I don’t know about you, but I don’t retain much on the first read; the first run-through is just for warmup. If I liked a book or if it’s important, as soon as I get to the end I’ll often start over at the beginning, so that I can really read it. If I had these chapters on paper that I’m supposed to read for school, I’d probably reread parts of them many times; since I don’t, though, I might as well not have read them in the first place. All I’m left with is a fuzzy sense of having seen some words once that were kind of about the subject in question.
This impression of vague, irretrievable information is exacerbated by the dearth of place cues in e-books of all kinds. A few months ago, for the sake of science, I started reading books on my iPod Touch. First, I read The Three Musketeers in the Kindle iPhone app; then I read The Autobiography of Benjamin Franklin in Stanza. Surprisingly, considering that I’m, y’know, a book designer and typesetter, what irritated the !@#$% out of me was not this—
text in Kindle iPhone app
text in Stanza iPhone app
a table, so help me god, in Stanza iPhone app
but rather the near impossibility of thumbing back a few pages’ worth to find something I’d already read. Stanza offers much better wayfinding aids than Kindle, showing your relative position within each chapter (that thin two-tone line along the very bottom of the two Stanza screenshots), and not just within the whole book.
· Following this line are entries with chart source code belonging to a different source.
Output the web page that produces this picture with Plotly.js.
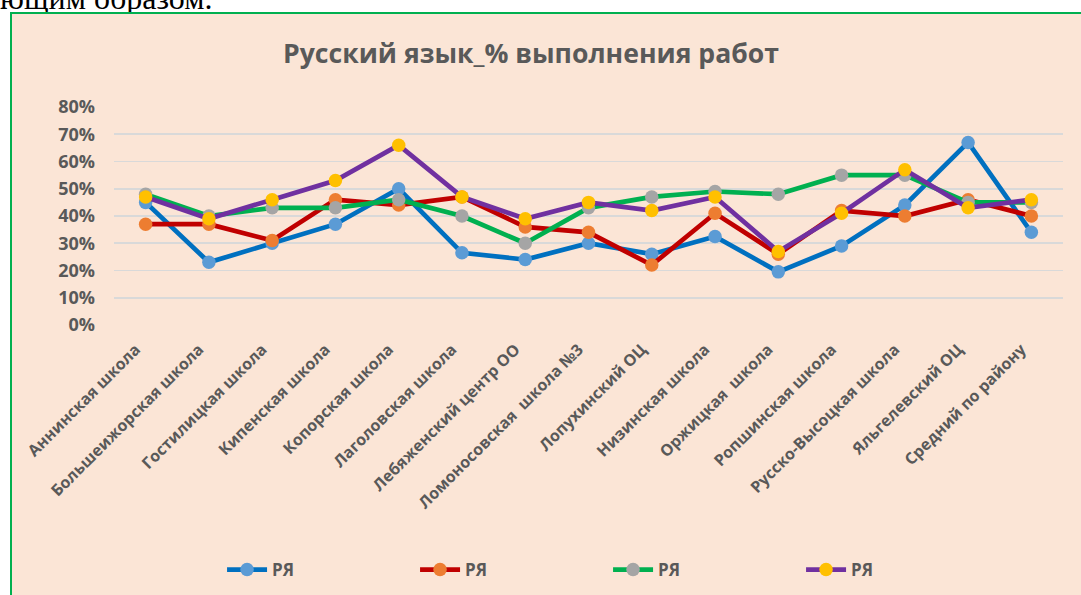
<!DOCTYPE html>
<html>
<head>
<meta charset="utf-8">
<script src="https://cdn.plot.ly/plotly-3.0.1.min.js"></script>
<style>
  html, body { margin: 0; padding: 0; background: #ffffff; width: 1081px; height: 595px; overflow: hidden; }
  #toptext { position: absolute; left: 0px; top: -18px; font-family: "Liberation Serif", "Times New Roman", serif; font-size: 32px; line-height: 32px; color: #000; white-space: nowrap; }
  #frame { position: absolute; left: 10px; top: 12px; width: 1071px; height: 583px; box-sizing: border-box; border-left: 2px solid #00B050; border-top: 2px solid #00B050; background: #FBE5D6; }
  #chart { position: absolute; left: 12px; top: 14px; width: 1069px; height: 581px; }
</style>
</head>
<body>
<div id="toptext">ющим образом.</div>
<div id="frame"></div>
<div id="chart"></div>
<script>
const categories = [
  "Аннинская школа", "Большеижорская школа", "Гостилицкая школа", "Кипенская школа",
  "Копорская школа", "Лаголовская школа", "Лебяженский центр ОО", "Ломоносовская  школа №3",
  "Лопухинский ОЦ", "Низинская школа", "Оржицкая  школа", "Ропшинская школа",
  "Русско-Высоцкая школа", "Яльгелевский ОЦ", "Средний по району"
];
const seriesNames = ["РЯ", "РЯ", "РЯ", "РЯ"];
const series1 = [0.45, 0.23, 0.30, 0.37, 0.50, 0.265, 0.24, 0.30, 0.26, 0.325, 0.195, 0.29, 0.44, 0.67, 0.34];
const series2 = [0.37, 0.37, 0.31, 0.46, 0.44, 0.47, 0.36, 0.34, 0.22, 0.41, 0.26, 0.42, 0.40, 0.46, 0.40];
const series3 = [0.48, 0.40, 0.43, 0.43, 0.46, 0.40, 0.30, 0.43, 0.47, 0.49, 0.48, 0.55, 0.55, 0.45, 0.45];
const series4 = [0.47, 0.39, 0.46, 0.53, 0.66, 0.47, 0.39, 0.45, 0.42, 0.47, 0.27, 0.41, 0.57, 0.43, 0.46];
const yTickVals = [0, 0.1, 0.2, 0.3, 0.4, 0.5, 0.6, 0.7, 0.8];

const lineColors = ["#0070C0", "#C00000", "#00B050", "#7030A0"];
const markerColors = ["#5B9BD5", "#ED7D31", "#A5A5A5", "#FFC000"];
const allSeries = [series1, series2, series3, series4];

const FONT = '"Open Sans", "Noto Sans", sans-serif';
const GRAY = '#595959';

const traces = allSeries.map((vals, i) => ({
  type: 'scatter',
  mode: 'lines+markers',
  name: seriesNames[i],
  x: categories,
  y: vals,
  line: { color: lineColors[i], width: 4.7 },
  marker: { color: markerColors[i], size: 13.5 },
  cliponaxis: false
}));

const layout = {
  width: 1069,
  height: 581,
  paper_bgcolor: '#FBE5D6',
  plot_bgcolor: '#FBE5D6',
  margin: { l: 102, r: 18, t: 93, b: 270 },
  font: { family: FONT, color: GRAY },
  title: {
    text: '<b>Русский язык_% выполнения работ</b>',
    font: { family: FONT, size: 26.6, color: GRAY },
    xref: 'container', yref: 'container',
    x: 0.4855, xanchor: 'center',
    y: 0.931, yanchor: 'middle'
  },
  xaxis: {
    type: 'category',
    tickangle: -45,
    tickfont: { family: FONT, size: 16, color: GRAY, weight: 'bold' },
    showgrid: false,
    showline: false,
    zeroline: false,
    ticks: '',
    ticklabelstandoff: 11,
    ticklabelshift: -10,
    range: [-0.5, categories.length - 0.5]
  },
  yaxis: {
    range: [0, 0.8],
    tickvals: yTickVals,
    tickformat: '.0%',
    tickfont: { family: FONT, size: 18, color: GRAY, weight: 'bold' },
    showgrid: true,
    gridcolor: '#D9D9D9',
    gridwidth: 1.6,
    zeroline: false,
    showline: false,
    ticks: '',
    ticklabelstandoff: 18
  },
  showlegend: true,
  legend: {
    orientation: 'h',
    xref: 'container', yref: 'container',
    x: 0.1965, xanchor: 'left',
    y: 1 - 556 / 581, yanchor: 'middle',
    bgcolor: 'rgba(0,0,0,0)',
    font: { family: FONT, size: 17, color: GRAY, weight: 'bold' },
    entrywidth: 138,
    itemwidth: 40
  }
};

Plotly.newPlot('chart', traces, layout, { displayModeBar: false, staticPlot: true });
</script>
</body>
</html>
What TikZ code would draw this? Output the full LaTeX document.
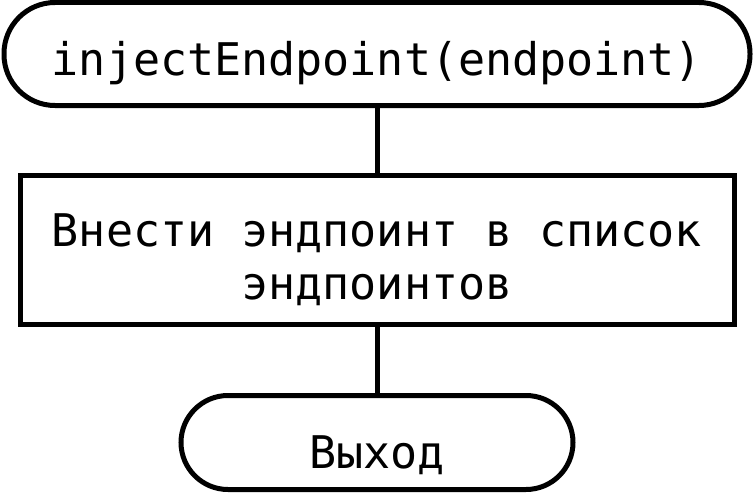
\documentclass[tikz,border=0pt]{standalone}
\usepackage{fontspec}
\setmonofont{DejaVu Sans Mono}
\usepackage{tikz}
\usetikzlibrary{positioning}

\begin{document}
\begin{tikzpicture}[
						x=1pt, y=1pt,
						every node/.style={font=\ttfamily\fontsize{45pt}{53pt}\selectfont, line width=5pt, align=center},
						terminal/.style={draw, rounded corners=#1},
						process/.style={draw},
						node distance=65pt
				]
    \useasboundingbox (0,0) rectangle (755,-495);

    \node [terminal=51pt, minimum width=746pt, minimum height=103pt,
           text height=42pt, text depth=0pt] (Start) at (377,-54) {injectEndpoint(endpoint)};
    \node [process, minimum width=714pt, minimum height=149pt,
           text height=98pt, text depth=0pt, below=of Start] (AddEndpoint) {Внести эндпоинт в список\\эндпоинтов};
    \node [terminal=47pt, minimum width=392pt, minimum height=94pt,
           text height=51pt, text depth=0pt, below=66pt of AddEndpoint] (Exit) {Выход};

    % connectors
    \draw[line width=5pt] (Start) -- (AddEndpoint);
    \draw[line width=5pt] (AddEndpoint) -- (Exit);

\end{tikzpicture}
\end{document}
But there was still no substitute for that visual aspect of reading, which lets one narrow down a search: “The sentence I’m half-remembering was on a verso page, about five lines from the top,” so you can then scan quickly backward, looking only at that part of each page spread, until you find it.
You can search an e-book, yes, and that’s a big selling point, but it’s not helpful when it’s just a dumb text search. Searching an e-book (assuming the software lets you—the Kindle app, as far as I can tell, does not) is not like searching with The Google, where putting in the wrong terms can still get you to the same place if enough other people have used those terms to link to the page. Nor is it like a good index, which cross-references guinea pig to cavy and back; if I search an e-book of The Three Musketeers for lackey I don’t get all mentions of Mousqueton or vice versa, whereas in a properly indexed edition of the book, I would.
Is this a deal-breaker? Obviously not, since blind people successfully read and retain information from books every day. And I certainly absorbed some information and enjoyment from these less-than-ideal reading experiences. If printed books—all of them—were to disappear today, replaced by electronic ones, I trust that I’d adjust. Somehow.
At the moment, I can’t imagine a reading interface that I’d prefer over a codex-style book, but that says more about my lack of imagination than about present alternatives or future possibilities. Can you think of a good way to indicate position in a book that is either unpaginated or divided into pages so small that they can’t help you remember where you read something?
Also, while you’re at it, can you think of a thesis project for me? Kthxmuch.